Mitsui OSK Lines (MOL) returned to the black in FY2018, ended 31 March 2019, and is forecasting a better year ahead. One of Japan’s “big three” shipowners MOL JPY28.88bn ($242.14m) for FY2018 compared to a JPY47.38bn in the previous financial year. This was despite revenues falling to JPY1.23trn in FY2018 against JPY1.65trn in the previous year.

Looking ahead to FY2019, year ended 31 March 2020, the company forecast a profit of JPY40bn, an increase of 48.8%, revenues are expected to decrease by 3.2% in FY2019 to JPY1.19trn. The forecast improved profitability is based on an expected improvement in major shipping markets.

Also other MOL divisions, dry bulk and VLCC are optimistic

Looking at dry bulk MOL said: “We expect that on the Capesize bulker market, the rate will recover in the second half of the fiscal year despite continued concern over the impact of the mining dam collapse in Brazil. The rate for Panamax and smaller bulkers is also expected to remain firm at the FY2018 level because a certain degree of demand for coal and grain shipments is expected.”

Commenting the VLCC market the company said: “Overall seaborne crude movements are expected to increase, albeit slightly, because although the volume of oil shipments from the Middle East is expected to decrease slightly due to the extension of oil cuts by OPEC, increased exports of Atlantic oil including North American shale oil are expected to cover growth in demand for oil.” While the supply of new vessels is expected to remain high scrapping is also expected to increase due to the IMO2020 regulation and the Ballast Water Management Convention.

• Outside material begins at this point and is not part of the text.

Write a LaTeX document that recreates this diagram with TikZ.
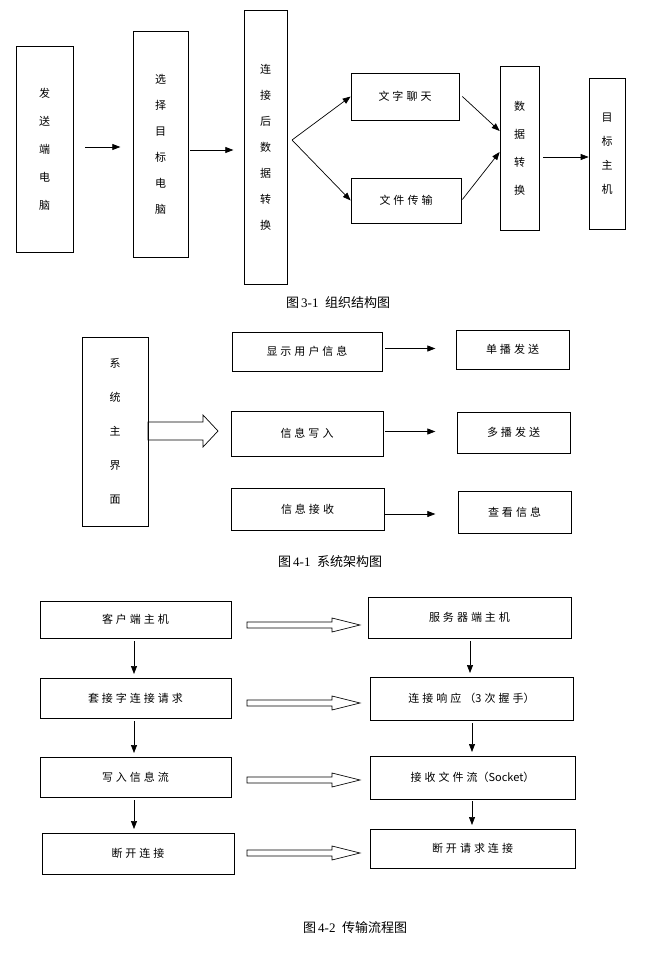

Ocean Network Express cooperation with Japanese partners will prove benefical

For container shipping it said that the Ocean Network Express (ONE) joint venture with NYK and K Line was expected to see volume and utilisation levels return a level comparable to that prior to the merger.

“ONE aims to move into profit by focusing on initiatives such as cargo portfolio optimization, product rationalization, starting with a new North America West Coast-North Europe pendulum service, and reduction of fuel consumption and overhead costs,” MOL added.